** start Stored data **

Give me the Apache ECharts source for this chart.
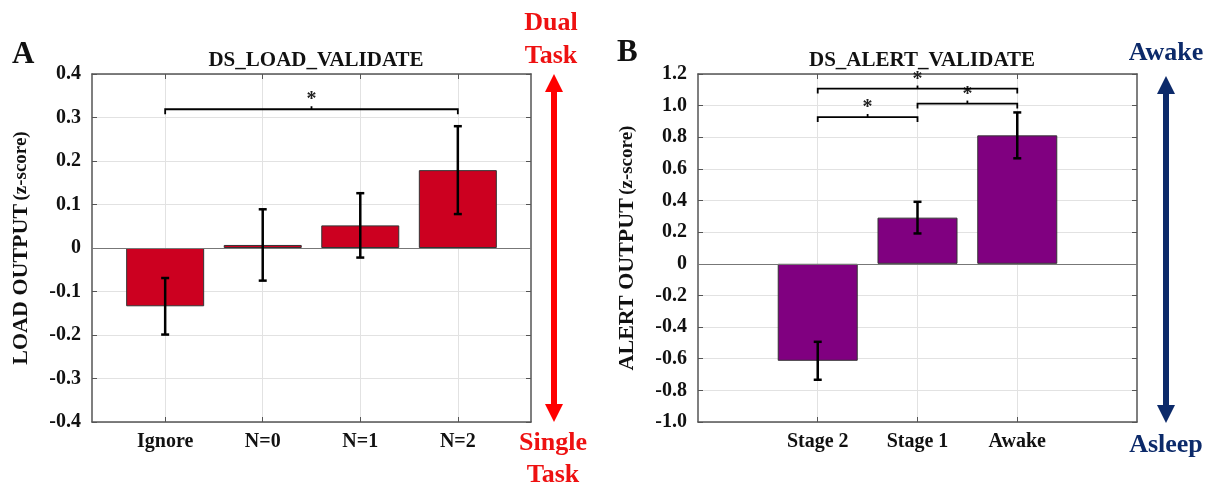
<!DOCTYPE html>
<html>
<head>
<meta charset="utf-8">
<script src="https://cdn.jsdelivr.net/npm/echarts@6/dist/echarts.min.js"></script>
<style>html,body{margin:0;background:#fff}#main{width:1210px;height:485px}</style>
</head>
<body>
<div id="main"></div>
<script>
// panel A
var loadCats = ['Ignore', 'N=0', 'N=1', 'N=2'];
var loadMean = [-0.134, 0.007, 0.052, 0.179];
var loadErr = [0.065, 0.082, 0.074, 0.101];
var loadSig = [[0, 3, 0.319]];
// panel B
var alertCats = ['Stage 2', 'Stage 1', 'Awake'];
var alertMean = [-0.613, 0.292, 0.812];
var alertErr = [0.12, 0.1, 0.145];
var alertSig = [[0, 1, 0.928], [1, 2, 1.013], [0, 2, 1.108]];

var serif = '"Liberation Serif", "DejaVu Serif", serif';
var frame = '#555';
var gridW = 439;

function fmtY(v) {
  return Math.abs(v) < 1e-9 ? '0' : v.toFixed(1);
}

function makeAxes(gi, cats, xmin, xmax, ymin, ymax, step, name) {
  var pos = cats.map(function (c, i) { return i + 1; });
  var xs = [{
    gridIndex: gi, type: 'value', min: xmin, max: xmax, position: 'bottom',
    axisLine: { onZero: false, lineStyle: { color: frame, width: 1.5 } },
    axisTick: { inside: true, length: 5, customValues: pos, lineStyle: { color: frame } },
    axisLabel: {
      customValues: pos, margin: 10, color: '#111',
      fontFamily: serif, fontWeight: 'bold', fontSize: 20,
      formatter: function (v) { return cats[Math.round(v) - 1]; }
    },
    splitLine: { show: true, lineStyle: { color: '#e2e2e2', width: 1 } }
  }, {
    gridIndex: gi, type: 'value', min: xmin, max: xmax, position: 'top',
    axisLine: { onZero: false, lineStyle: { color: frame, width: 1.5 } },
    axisTick: { inside: true, length: 5, customValues: pos, lineStyle: { color: frame } },
    axisLabel: { show: false }, splitLine: { show: false }
  }];
  var ys = [{
    gridIndex: gi, type: 'value', min: ymin, max: ymax, interval: step, position: 'left',
    name: '{a|' + name + '} {b|(z-score)}', nameLocation: 'middle', nameRotate: 90, nameGap: 60,
    nameTextStyle: {
      rich: {
        a: { fontFamily: serif, fontWeight: 'bold', fontSize: 22, color: '#111' },
        b: { fontFamily: serif, fontWeight: 'bold', fontSize: 19, color: '#111' }
      }
    },
    axisLine: { onZero: false, lineStyle: { color: frame, width: 1.5 } },
    axisTick: { inside: true, length: 5, lineStyle: { color: frame } },
    axisLabel: { margin: 11, color: '#111', fontFamily: serif, fontWeight: 'bold', fontSize: 20, formatter: fmtY },
    splitLine: { show: true, lineStyle: { color: '#e2e2e2', width: 1 } }
  }, {
    gridIndex: gi, type: 'value', min: ymin, max: ymax, interval: step, position: 'right',
    axisLine: { onZero: false, lineStyle: { color: frame, width: 1.5 } },
    axisTick: { inside: true, length: 5, lineStyle: { color: frame } },
    axisLabel: { show: false }, splitLine: { show: false }
  }];
  return { x: xs, y: ys };
}

function makeSeries(ai, mean, err, sig, color, barW, tickLen) {
  var barData = mean.map(function (m, i) { return [i + 1, m]; });
  var errData = mean.map(function (m, i) { return [i + 1, m - err[i], m + err[i]]; });
  return [{
    type: 'bar', xAxisIndex: ai, yAxisIndex: ai, data: barData, barWidth: barW,
    itemStyle: { color: color, borderColor: '#333', borderWidth: 1 },
    markLine: {
      silent: true, symbol: 'none', label: { show: false },
      lineStyle: { color: '#777', width: 1.2, type: 'solid' },
      data: [{ yAxis: 0 }]
    },
    z: 2
  }, {
    type: 'custom', xAxisIndex: ai, yAxisIndex: ai, data: errData, z: 5,
    renderItem: function (params, api) {
      var top = api.coord([api.value(0), api.value(2)]);
      var bot = api.coord([api.value(0), api.value(1)]);
      var st = { stroke: '#000', lineWidth: 2.5 };
      return {
        type: 'group', children: [
          { type: 'line', shape: { x1: top[0], y1: top[1], x2: bot[0], y2: bot[1] }, style: st },
          { type: 'line', shape: { x1: top[0] - 4, y1: top[1], x2: top[0] + 4, y2: top[1] }, style: st },
          { type: 'line', shape: { x1: bot[0] - 4, y1: bot[1], x2: bot[0] + 4, y2: bot[1] }, style: st }
        ]
      };
    }
  }, {
    type: 'custom', xAxisIndex: ai, yAxisIndex: ai, data: sig, z: 6,
    renderItem: function (params, api) {
      var a = api.coord([api.value(0) + 1, api.value(2)]);
      var b = api.coord([api.value(1) + 1, api.value(2)]);
      var m = (a[0] + b[0]) / 2;
      var st = { stroke: '#000', lineWidth: 1.8, fill: null };
      return {
        type: 'group', children: [
          { type: 'polyline', shape: { points: [[a[0], a[1] + tickLen], [a[0], a[1]], [b[0], b[1]], [b[0], b[1] + tickLen]] }, style: st },
          { type: 'line', shape: { x1: m, y1: a[1], x2: m, y2: a[1] - 3 }, style: st },
          { type: 'text', x: m, y: a[1] + 1, style: { text: '*', fill: '#222', font: 'bold 20px ' + serif, align: 'center', verticalAlign: 'bottom' } }
        ]
      };
    }
  }];
}

var axA = makeAxes(0, loadCats, 0.25, 4.75, -0.4, 0.4, 0.1, 'LOAD OUTPUT');
var axB = makeAxes(1, alertCats, -0.2, 4.2, -1.0, 1.2, 0.2, 'ALERT OUTPUT');

var titleStyle = { fontFamily: serif, fontWeight: 'bold', fontSize: 21, color: '#111' };
var sideStyle = function (c) { return { font: 'bold 26px ' + serif, fill: c, align: 'center', verticalAlign: 'middle' }; };
var red = '#ff0000', navy = '#0c2a6a';

function arrow(x, y1, y2, c) {
  return [
    { type: 'line', shape: { x1: x, y1: y1 + 16, x2: x, y2: y2 - 16 }, style: { stroke: c, lineWidth: 6 } },
    { type: 'polygon', shape: { points: [[x - 9, y1 + 18], [x, y1], [x + 9, y1 + 18]] }, style: { fill: c } },
    { type: 'polygon', shape: { points: [[x - 9, y2 - 18], [x, y2], [x + 9, y2 - 18]] }, style: { fill: c } }
  ];
}

var chart = echarts.init(document.getElementById('main'), null, { renderer: 'canvas' });
chart.setOption({
  backgroundColor: '#fff',
  animation: false,
  title: [
    { text: 'DS_LOAD_VALIDATE', left: 311, top: 45, textAlign: 'center', textStyle: titleStyle },
    { text: 'DS_ALERT_VALIDATE', left: 917, top: 45, textAlign: 'center', textStyle: titleStyle }
  ],
  grid: [
    { left: 92, top: 74, width: gridW, height: 348 },
    { left: 698, top: 74, width: gridW, height: 348 }
  ],
  xAxis: axA.x.concat(axB.x),
  yAxis: axA.y.concat(axB.y),
  series: makeSeries(0, loadMean, loadErr, loadSig, '#cc0020', Math.round(gridW / 4.5 * 0.8), 5)
    .concat(makeSeries(2, alertMean, alertErr, alertSig, '#800080', Math.round(gridW / 4.4 * 0.8), 5)),
  graphic: [
    { type: 'text', left: 12, top: 39, style: { text: 'A', font: 'bold 31px ' + serif, fill: '#111' } },
    { type: 'text', left: 617, top: 37, style: { text: 'B', font: 'bold 31px ' + serif, fill: '#111' } },
    { type: 'text', x: 551, y: 23, style: Object.assign(sideStyle('#ee1111'), { text: 'Dual' }) },
    { type: 'text', x: 551, y: 56, style: Object.assign(sideStyle('#ee1111'), { text: 'Task' }) },
    { type: 'text', x: 553, y: 443, style: Object.assign(sideStyle('#ee1111'), { text: 'Single' }) },
    { type: 'text', x: 553, y: 475, style: Object.assign(sideStyle('#ee1111'), { text: 'Task' }) },
    { type: 'text', x: 1166, y: 53, style: Object.assign(sideStyle(navy), { text: 'Awake' }) },
    { type: 'text', x: 1166, y: 445, style: Object.assign(sideStyle(navy), { text: 'Asleep' }) }
  ].concat(arrow(554, 74, 422, red)).concat(arrow(1166, 76, 423, navy))
});
</script>
</body>
</html>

** end Stored data **

Problem description
Write out each line of the listing above, exactly, from its first line to the line holding "[0, 2, 1.108]];", inclusive. Skip the pictures.

Task answer
Give me the Apache ECharts source for this chart.
<!DOCTYPE html>
<html>
<head>
<meta charset="utf-8">
<script src="https://cdn.jsdelivr.net/npm/echarts@6/dist/echarts.min.js"></script>
<style>html,body{margin:0;background:#fff}#main{width:1210px;height:485px}</style>
</head>
<body>
<div id="main"></div>
<script>
// panel A
var loadCats = ['Ignore', 'N=0', 'N=1', 'N=2'];
var loadMean = [-0.134, 0.007, 0.052, 0.179];
var loadErr = [0.065, 0.082, 0.074, 0.101];
var loadSig = [[0, 3, 0.319]];
// panel B
var alertCats = ['Stage 2', 'Stage 1', 'Awake'];
var alertMean = [-0.613, 0.292, 0.812];
var alertErr = [0.12, 0.1, 0.145];
var alertSig = [[0, 1, 0.928], [1, 2, 1.013], [0, 2, 1.108]];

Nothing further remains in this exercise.